"I remember this house very well," he remarked, carefully spearing another piece of lemon for his tea. "It was a tavern in the stage-coach days, before you were born, my dear. Old Will Jasmine used to keep it; he was enormously stout and very bald, which was a comfort, considering that he did all the fine cooking himself. He could dress green turtle as well as a chef. He used to keep a keg of beer on tap in that corner where you've got your bookcase, a dry kind of a substitute, too! That high window, with the Colonial fan over the top, was over the counter. I wonder how much Paul Van Citters cut out of his aunt's income for all those improvements? I heard that the old lady had to wear the same bonnet for three years, on account of those Corinthian capitals out on the front portico, and they ought to have been Doric!"

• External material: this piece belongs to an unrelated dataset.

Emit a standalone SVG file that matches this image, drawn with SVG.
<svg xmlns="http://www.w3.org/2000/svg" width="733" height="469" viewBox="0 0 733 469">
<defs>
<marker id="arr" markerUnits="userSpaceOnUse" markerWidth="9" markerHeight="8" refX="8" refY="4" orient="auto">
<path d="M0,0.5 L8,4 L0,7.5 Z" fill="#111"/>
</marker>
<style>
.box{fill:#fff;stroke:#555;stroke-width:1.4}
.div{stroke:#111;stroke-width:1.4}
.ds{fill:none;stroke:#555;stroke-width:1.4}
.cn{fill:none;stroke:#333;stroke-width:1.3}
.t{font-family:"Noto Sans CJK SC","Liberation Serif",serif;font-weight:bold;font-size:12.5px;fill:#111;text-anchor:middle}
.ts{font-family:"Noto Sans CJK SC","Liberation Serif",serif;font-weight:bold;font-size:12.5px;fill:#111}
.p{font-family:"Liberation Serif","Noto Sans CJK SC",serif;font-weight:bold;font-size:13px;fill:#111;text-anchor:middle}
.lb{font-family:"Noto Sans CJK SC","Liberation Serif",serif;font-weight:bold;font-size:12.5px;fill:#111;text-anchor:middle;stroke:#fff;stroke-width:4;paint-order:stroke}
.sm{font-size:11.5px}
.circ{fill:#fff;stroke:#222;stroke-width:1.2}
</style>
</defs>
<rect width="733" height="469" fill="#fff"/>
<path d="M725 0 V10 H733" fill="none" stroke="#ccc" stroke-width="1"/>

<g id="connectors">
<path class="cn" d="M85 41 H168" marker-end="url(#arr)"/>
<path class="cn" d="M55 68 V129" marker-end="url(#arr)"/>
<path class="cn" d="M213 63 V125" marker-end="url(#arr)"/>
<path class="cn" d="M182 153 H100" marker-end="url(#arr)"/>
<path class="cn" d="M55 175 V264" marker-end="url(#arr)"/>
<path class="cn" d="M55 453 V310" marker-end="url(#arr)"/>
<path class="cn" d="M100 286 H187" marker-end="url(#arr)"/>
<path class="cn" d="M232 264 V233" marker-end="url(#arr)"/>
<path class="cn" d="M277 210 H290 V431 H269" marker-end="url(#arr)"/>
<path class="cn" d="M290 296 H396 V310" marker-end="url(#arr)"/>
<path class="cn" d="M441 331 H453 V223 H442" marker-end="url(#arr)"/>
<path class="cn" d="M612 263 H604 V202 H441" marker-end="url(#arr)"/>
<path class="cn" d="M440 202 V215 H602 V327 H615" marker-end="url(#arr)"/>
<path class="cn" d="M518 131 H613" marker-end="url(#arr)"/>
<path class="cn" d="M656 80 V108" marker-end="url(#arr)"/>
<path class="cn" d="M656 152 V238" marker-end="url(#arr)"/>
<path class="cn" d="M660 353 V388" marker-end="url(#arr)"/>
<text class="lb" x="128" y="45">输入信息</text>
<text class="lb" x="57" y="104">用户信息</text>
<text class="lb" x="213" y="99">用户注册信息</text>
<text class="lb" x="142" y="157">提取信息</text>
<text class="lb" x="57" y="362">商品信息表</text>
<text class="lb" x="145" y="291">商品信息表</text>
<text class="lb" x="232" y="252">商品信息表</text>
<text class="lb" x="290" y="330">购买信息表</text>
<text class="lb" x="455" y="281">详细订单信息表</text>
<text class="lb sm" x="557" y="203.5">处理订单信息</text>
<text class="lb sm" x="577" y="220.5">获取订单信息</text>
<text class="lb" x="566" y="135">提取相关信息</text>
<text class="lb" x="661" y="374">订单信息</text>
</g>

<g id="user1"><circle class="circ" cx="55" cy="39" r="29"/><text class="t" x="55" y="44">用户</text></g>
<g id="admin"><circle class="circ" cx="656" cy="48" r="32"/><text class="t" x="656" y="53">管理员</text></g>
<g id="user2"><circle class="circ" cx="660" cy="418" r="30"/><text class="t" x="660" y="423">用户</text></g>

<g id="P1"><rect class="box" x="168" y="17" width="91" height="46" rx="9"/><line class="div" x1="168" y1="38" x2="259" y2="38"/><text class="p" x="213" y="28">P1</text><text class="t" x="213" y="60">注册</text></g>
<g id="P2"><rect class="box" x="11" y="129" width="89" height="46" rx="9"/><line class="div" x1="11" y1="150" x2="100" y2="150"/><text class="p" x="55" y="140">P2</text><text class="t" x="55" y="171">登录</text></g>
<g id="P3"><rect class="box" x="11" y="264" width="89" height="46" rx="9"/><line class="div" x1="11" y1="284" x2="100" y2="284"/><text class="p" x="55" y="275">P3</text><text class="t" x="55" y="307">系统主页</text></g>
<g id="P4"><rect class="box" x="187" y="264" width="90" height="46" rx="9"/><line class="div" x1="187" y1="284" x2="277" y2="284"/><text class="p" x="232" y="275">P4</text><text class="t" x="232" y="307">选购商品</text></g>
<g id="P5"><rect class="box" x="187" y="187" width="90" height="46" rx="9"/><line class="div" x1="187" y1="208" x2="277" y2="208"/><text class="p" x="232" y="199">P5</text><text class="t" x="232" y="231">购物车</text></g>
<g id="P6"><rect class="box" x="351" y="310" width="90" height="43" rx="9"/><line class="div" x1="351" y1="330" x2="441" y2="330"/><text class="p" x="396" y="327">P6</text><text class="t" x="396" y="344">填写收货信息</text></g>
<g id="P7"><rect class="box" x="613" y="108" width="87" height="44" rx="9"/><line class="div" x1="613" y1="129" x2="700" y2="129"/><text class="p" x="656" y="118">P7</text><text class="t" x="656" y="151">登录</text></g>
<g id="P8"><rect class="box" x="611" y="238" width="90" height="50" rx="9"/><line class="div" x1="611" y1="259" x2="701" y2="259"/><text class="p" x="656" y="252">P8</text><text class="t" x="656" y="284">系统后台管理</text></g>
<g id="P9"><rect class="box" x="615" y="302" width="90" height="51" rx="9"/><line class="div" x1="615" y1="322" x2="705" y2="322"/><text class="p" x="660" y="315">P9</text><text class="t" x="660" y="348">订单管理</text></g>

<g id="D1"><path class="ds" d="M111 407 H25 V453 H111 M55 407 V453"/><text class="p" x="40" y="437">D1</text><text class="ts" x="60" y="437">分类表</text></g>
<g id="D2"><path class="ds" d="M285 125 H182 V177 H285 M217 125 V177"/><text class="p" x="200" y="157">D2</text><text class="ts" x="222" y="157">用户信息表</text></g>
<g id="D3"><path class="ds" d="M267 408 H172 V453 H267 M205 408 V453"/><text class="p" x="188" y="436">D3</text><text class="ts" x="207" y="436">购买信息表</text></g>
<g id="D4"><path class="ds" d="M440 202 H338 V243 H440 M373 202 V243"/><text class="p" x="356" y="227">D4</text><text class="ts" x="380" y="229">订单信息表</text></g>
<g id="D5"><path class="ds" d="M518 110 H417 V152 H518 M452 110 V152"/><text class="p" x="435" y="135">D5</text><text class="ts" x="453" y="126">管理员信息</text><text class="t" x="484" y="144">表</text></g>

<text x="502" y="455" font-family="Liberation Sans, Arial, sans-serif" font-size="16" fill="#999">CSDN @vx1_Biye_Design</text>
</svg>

Rachel laughed. "Paul had been reading Ruskin, and he was mad about the subtle influences of architecture; I'm afraid he forgot the architecture of his aunt's bonnets."

"He couldn't; I've seen 'em."

"I wish he'd put in a few closets—not in his aunt's bonnets but in this house; it's as barren of closets as Paul's brain. I always feel that there are no little intricate places there, no little cells of poetic fancy. Paul is just stodgy and commonplace but Pamela loves him."

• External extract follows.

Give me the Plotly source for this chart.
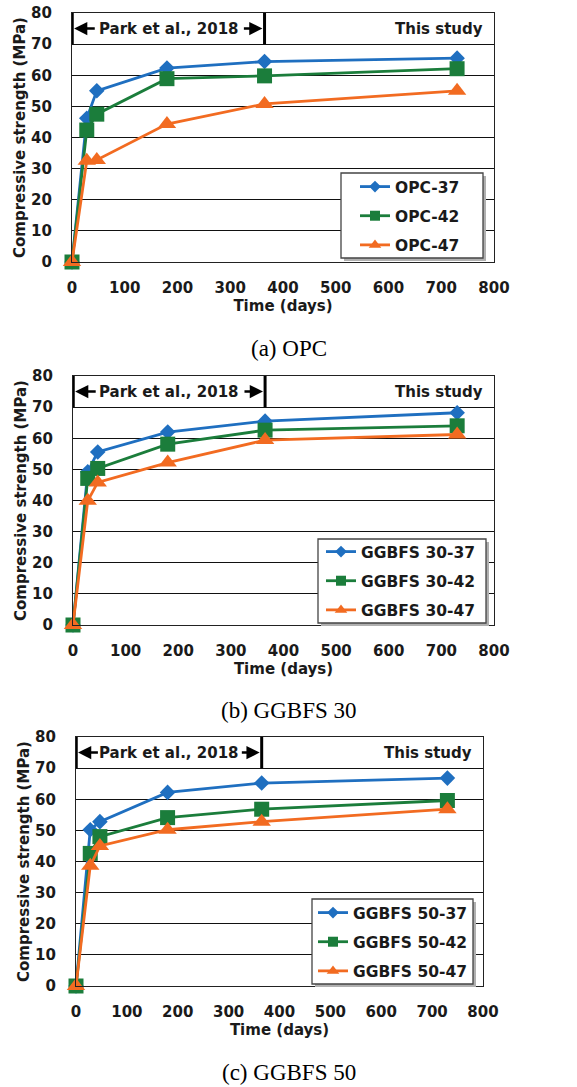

Dr. Macclesfield stirred his tea industriously. "Rachel," he said, "why did you let Eva's maid go to Addie Billop?"

Rachel drew a quick breath. "That's Mrs. Billop's affair; she knew that Zélie had been dismissed."

"Humph! I didn't, until yesterday. I was in New York for the day and met Sidney, wandering down Fifth Avenue with his mouth open, catching flies as usual. He mentioned the fact that Zélie was a treasure. I wonder if he's forgotten the pantry," the doctor added, chuckling softly.

"Only the wicked remember. Doctor, let me give you another cup of tea."

"No, my child," he waved her away. "Tea makes me gossip; two cups mean the undoing of my neighbors; a third would make me tell you about my grandmother and my first trousers. By the way, Rachel, John Charter landed in San Francisco yesterday, Pamela Van Citters told me; he'll have to report to the War Department here at once, so we'll see him."

Rachel busied herself with her tea-caddy, and as she deftly measured out another spoonful of tea, her hand was quite steady and slenderly graceful. The doctor watched her.